» TASK INSTRUCTIONS
Pictures must not be retyped. Return exactly the lines from the one with "Recreate this image as a Python" through the one with "0.28, 0.56, 0.99]", both included, and no others.

» Figure scripts
☆ ☆ ☆ ☆

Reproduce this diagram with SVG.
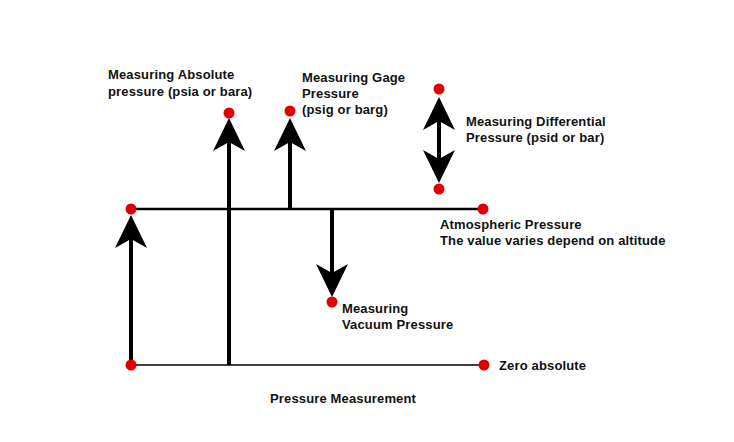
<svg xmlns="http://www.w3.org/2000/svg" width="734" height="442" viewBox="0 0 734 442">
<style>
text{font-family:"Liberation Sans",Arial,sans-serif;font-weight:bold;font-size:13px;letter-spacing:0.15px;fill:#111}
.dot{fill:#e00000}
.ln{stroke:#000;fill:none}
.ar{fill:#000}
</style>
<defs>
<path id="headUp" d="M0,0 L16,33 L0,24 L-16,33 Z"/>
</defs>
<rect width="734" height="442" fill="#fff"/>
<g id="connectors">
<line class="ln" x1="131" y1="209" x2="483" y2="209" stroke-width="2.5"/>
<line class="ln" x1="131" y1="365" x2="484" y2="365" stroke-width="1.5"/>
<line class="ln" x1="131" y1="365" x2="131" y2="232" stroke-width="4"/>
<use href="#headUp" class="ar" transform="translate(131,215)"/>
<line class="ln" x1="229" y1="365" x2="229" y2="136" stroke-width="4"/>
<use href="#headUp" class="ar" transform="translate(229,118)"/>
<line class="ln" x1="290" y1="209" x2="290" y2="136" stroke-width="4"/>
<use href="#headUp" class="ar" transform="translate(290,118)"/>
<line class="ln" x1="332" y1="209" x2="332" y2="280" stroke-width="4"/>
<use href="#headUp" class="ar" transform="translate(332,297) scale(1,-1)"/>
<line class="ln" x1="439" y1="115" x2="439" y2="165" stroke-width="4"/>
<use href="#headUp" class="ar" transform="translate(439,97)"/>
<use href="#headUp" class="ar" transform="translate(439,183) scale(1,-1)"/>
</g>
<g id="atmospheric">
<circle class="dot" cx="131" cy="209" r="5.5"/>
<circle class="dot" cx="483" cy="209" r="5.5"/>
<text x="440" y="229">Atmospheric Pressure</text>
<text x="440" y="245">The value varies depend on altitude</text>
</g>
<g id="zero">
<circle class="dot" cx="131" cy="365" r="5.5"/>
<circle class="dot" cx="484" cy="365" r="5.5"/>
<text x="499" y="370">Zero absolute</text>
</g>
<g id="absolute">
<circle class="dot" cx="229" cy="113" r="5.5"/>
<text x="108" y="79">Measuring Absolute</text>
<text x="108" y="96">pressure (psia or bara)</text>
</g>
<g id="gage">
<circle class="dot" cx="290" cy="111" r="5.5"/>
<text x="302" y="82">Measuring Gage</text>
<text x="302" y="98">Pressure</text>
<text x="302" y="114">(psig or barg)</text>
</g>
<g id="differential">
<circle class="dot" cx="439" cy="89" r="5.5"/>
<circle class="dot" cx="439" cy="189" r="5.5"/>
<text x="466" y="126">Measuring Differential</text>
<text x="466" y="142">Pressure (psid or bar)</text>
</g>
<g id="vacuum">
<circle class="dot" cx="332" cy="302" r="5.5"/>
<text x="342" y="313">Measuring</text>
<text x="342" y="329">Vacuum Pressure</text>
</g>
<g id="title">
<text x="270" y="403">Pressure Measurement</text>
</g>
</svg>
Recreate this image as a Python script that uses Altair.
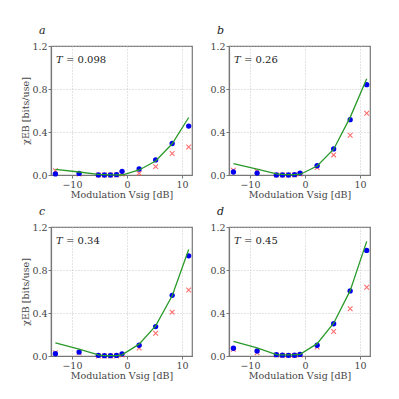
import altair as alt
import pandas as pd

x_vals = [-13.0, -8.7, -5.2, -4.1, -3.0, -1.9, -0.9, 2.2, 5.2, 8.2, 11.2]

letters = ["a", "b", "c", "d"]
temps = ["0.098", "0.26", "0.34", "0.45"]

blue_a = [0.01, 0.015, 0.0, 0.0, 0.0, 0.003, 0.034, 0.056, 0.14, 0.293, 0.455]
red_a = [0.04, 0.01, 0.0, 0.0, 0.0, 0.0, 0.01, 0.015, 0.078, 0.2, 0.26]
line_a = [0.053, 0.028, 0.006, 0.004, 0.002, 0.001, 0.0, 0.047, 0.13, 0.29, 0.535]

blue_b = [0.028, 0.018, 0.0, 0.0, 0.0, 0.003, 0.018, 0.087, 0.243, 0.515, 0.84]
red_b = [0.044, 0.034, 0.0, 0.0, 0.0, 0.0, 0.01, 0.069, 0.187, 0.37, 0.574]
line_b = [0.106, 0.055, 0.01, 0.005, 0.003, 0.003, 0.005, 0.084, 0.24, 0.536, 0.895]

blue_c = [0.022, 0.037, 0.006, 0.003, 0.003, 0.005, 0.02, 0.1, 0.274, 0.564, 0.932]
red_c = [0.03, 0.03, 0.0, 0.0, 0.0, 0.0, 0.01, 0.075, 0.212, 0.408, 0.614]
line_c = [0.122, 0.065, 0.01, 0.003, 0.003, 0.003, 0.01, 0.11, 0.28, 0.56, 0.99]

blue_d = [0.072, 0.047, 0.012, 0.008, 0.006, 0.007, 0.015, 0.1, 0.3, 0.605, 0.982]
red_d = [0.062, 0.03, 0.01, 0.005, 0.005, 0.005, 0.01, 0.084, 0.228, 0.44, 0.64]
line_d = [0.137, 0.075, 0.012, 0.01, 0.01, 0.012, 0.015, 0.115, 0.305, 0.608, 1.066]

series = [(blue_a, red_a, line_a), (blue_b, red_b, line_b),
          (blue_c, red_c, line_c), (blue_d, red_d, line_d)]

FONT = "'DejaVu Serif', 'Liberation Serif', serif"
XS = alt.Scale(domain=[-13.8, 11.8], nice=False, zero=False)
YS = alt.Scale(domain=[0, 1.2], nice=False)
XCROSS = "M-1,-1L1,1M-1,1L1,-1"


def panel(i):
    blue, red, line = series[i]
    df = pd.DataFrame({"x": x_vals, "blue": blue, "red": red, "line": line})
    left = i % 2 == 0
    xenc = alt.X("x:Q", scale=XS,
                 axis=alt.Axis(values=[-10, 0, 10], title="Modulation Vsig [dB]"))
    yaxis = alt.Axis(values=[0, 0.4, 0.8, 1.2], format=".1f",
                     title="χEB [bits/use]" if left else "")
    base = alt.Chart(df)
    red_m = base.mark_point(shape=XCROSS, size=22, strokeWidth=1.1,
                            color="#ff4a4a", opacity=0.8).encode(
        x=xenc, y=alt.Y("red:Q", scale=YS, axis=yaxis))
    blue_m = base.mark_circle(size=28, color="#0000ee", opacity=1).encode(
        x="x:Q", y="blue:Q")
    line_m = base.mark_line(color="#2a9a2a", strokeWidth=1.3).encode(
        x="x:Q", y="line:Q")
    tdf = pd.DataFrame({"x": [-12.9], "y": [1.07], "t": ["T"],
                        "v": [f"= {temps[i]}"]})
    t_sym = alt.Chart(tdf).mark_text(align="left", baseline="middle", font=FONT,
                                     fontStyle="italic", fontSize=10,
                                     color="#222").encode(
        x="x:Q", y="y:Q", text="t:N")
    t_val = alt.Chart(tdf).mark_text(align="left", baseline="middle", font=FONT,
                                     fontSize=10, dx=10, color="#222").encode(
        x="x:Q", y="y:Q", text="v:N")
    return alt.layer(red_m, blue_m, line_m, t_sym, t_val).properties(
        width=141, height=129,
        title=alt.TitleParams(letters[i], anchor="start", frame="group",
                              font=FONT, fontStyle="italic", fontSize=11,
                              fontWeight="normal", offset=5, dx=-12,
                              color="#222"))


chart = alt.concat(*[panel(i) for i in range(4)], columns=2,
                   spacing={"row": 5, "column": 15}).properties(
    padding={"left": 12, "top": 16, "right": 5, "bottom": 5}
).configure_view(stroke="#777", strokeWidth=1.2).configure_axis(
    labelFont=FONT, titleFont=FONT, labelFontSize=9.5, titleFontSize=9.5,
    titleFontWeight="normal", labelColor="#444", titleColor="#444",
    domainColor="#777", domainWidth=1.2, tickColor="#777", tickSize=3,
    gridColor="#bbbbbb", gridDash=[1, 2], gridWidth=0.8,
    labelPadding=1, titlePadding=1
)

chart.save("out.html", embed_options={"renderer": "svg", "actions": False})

☆ ☆ ☆ ☆

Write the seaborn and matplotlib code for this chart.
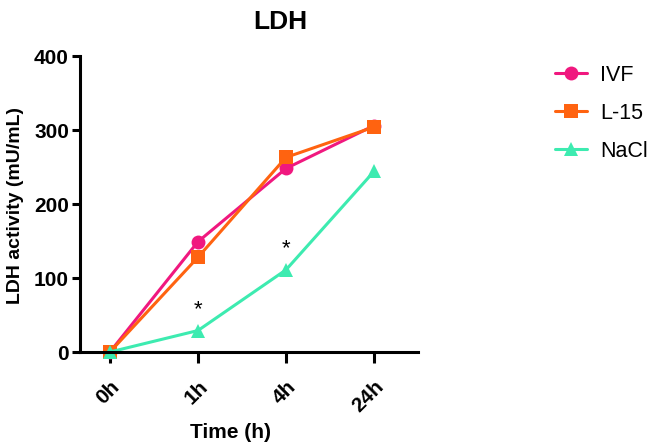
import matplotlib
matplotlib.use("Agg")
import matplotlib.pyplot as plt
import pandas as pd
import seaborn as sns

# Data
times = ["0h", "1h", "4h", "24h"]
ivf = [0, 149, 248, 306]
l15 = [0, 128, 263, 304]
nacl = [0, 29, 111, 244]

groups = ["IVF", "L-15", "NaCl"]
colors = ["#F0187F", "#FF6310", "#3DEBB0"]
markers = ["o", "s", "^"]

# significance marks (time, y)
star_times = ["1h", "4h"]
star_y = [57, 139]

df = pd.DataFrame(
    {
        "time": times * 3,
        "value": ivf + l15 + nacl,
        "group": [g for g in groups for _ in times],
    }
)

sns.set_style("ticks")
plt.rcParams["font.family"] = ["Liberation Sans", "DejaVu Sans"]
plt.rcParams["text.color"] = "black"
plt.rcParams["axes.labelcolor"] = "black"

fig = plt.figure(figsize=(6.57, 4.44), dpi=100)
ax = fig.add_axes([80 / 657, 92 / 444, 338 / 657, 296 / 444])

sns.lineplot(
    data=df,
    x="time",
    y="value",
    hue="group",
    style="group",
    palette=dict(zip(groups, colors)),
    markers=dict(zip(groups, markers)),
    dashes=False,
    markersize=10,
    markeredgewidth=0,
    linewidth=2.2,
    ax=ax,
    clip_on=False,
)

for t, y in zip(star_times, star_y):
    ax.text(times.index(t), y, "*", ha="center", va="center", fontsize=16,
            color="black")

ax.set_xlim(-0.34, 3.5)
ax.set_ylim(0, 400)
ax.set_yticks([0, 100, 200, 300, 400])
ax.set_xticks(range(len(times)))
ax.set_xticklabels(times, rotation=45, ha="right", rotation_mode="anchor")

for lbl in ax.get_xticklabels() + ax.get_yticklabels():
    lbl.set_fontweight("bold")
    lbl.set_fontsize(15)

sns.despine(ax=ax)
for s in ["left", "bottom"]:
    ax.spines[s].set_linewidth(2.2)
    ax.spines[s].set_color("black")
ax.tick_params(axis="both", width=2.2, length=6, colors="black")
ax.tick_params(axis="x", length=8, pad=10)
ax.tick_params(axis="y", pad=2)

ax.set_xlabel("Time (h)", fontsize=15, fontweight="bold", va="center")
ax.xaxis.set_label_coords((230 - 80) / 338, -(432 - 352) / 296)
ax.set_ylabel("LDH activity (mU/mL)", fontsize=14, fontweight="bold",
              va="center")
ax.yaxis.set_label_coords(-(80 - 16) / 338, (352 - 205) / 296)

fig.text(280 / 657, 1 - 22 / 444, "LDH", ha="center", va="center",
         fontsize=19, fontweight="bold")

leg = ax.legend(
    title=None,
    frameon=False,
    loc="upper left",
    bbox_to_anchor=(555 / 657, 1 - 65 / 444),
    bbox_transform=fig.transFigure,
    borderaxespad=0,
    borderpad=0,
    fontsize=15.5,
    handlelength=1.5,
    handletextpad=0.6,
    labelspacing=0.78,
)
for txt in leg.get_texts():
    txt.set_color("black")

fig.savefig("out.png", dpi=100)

☆ ☆ ☆ ☆

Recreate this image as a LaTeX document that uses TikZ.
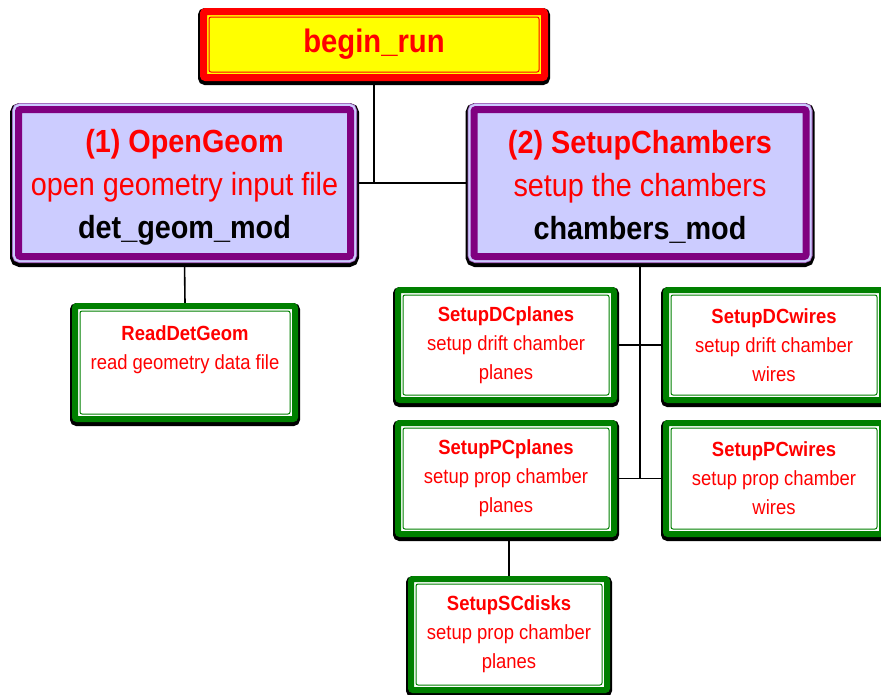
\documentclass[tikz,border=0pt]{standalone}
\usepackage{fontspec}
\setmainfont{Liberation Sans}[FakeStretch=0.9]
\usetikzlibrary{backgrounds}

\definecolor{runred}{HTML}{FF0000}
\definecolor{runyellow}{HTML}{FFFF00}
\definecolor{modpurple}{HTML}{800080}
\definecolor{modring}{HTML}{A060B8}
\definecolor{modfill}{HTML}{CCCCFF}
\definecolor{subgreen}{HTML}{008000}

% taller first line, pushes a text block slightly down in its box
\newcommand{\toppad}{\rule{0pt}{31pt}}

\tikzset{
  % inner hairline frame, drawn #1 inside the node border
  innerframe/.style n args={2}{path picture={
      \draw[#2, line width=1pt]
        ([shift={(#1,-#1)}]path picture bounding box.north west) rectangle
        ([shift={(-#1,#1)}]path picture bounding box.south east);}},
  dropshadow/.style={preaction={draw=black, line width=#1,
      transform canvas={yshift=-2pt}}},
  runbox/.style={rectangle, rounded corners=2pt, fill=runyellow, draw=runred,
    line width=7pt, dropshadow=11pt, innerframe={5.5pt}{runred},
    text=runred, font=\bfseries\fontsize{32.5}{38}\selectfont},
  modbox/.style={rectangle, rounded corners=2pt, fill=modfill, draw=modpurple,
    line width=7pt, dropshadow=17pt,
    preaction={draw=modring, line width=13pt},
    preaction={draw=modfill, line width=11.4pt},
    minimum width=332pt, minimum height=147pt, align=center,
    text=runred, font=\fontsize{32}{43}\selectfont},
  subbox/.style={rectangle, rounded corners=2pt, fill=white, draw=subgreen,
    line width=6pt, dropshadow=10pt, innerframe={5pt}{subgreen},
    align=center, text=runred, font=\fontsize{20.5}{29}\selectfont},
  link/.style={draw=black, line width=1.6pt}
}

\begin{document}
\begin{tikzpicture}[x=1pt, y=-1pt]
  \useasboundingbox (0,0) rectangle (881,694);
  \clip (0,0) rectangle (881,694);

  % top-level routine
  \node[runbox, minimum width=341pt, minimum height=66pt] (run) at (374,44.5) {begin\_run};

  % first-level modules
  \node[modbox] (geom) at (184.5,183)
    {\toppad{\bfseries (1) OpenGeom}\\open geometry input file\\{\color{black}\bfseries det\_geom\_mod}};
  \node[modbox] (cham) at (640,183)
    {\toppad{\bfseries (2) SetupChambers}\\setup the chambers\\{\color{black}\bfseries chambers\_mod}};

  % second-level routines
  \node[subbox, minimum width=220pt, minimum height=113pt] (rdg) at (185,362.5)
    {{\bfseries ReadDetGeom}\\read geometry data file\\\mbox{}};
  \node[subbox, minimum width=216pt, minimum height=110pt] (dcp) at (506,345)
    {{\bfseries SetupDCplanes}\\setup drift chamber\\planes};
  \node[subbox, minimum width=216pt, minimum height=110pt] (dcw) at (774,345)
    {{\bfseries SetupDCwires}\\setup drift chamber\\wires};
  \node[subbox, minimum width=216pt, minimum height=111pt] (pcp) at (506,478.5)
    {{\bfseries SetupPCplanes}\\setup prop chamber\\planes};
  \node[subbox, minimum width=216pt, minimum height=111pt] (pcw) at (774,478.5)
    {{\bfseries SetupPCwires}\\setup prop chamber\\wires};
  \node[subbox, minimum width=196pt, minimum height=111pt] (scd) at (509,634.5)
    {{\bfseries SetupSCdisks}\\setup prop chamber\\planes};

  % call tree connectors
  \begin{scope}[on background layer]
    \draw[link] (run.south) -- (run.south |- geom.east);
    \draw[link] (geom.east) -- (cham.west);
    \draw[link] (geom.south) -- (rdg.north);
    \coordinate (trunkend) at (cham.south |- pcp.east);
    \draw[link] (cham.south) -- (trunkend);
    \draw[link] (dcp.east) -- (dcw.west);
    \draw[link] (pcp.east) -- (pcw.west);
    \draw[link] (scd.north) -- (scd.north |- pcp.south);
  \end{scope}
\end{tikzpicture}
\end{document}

☆ ☆ ☆ ☆

» EXERCISE RESPONSE
Recreate this image as a Python script that uses Altair.
import altair as alt
import pandas as pd

x_vals = [-13.0, -8.7, -5.2, -4.1, -3.0, -1.9, -0.9, 2.2, 5.2, 8.2, 11.2]

letters = ["a", "b", "c", "d"]
temps = ["0.098", "0.26", "0.34", "0.45"]

blue_a = [0.01, 0.015, 0.0, 0.0, 0.0, 0.003, 0.034, 0.056, 0.14, 0.293, 0.455]
red_a = [0.04, 0.01, 0.0, 0.0, 0.0, 0.0, 0.01, 0.015, 0.078, 0.2, 0.26]
line_a = [0.053, 0.028, 0.006, 0.004, 0.002, 0.001, 0.0, 0.047, 0.13, 0.29, 0.535]

blue_b = [0.028, 0.018, 0.0, 0.0, 0.0, 0.003, 0.018, 0.087, 0.243, 0.515, 0.84]
red_b = [0.044, 0.034, 0.0, 0.0, 0.0, 0.0, 0.01, 0.069, 0.187, 0.37, 0.574]
line_b = [0.106, 0.055, 0.01, 0.005, 0.003, 0.003, 0.005, 0.084, 0.24, 0.536, 0.895]

blue_c = [0.022, 0.037, 0.006, 0.003, 0.003, 0.005, 0.02, 0.1, 0.274, 0.564, 0.932]
red_c = [0.03, 0.03, 0.0, 0.0, 0.0, 0.0, 0.01, 0.075, 0.212, 0.408, 0.614]
line_c = [0.122, 0.065, 0.01, 0.003, 0.003, 0.003, 0.01, 0.11, 0.28, 0.56, 0.99]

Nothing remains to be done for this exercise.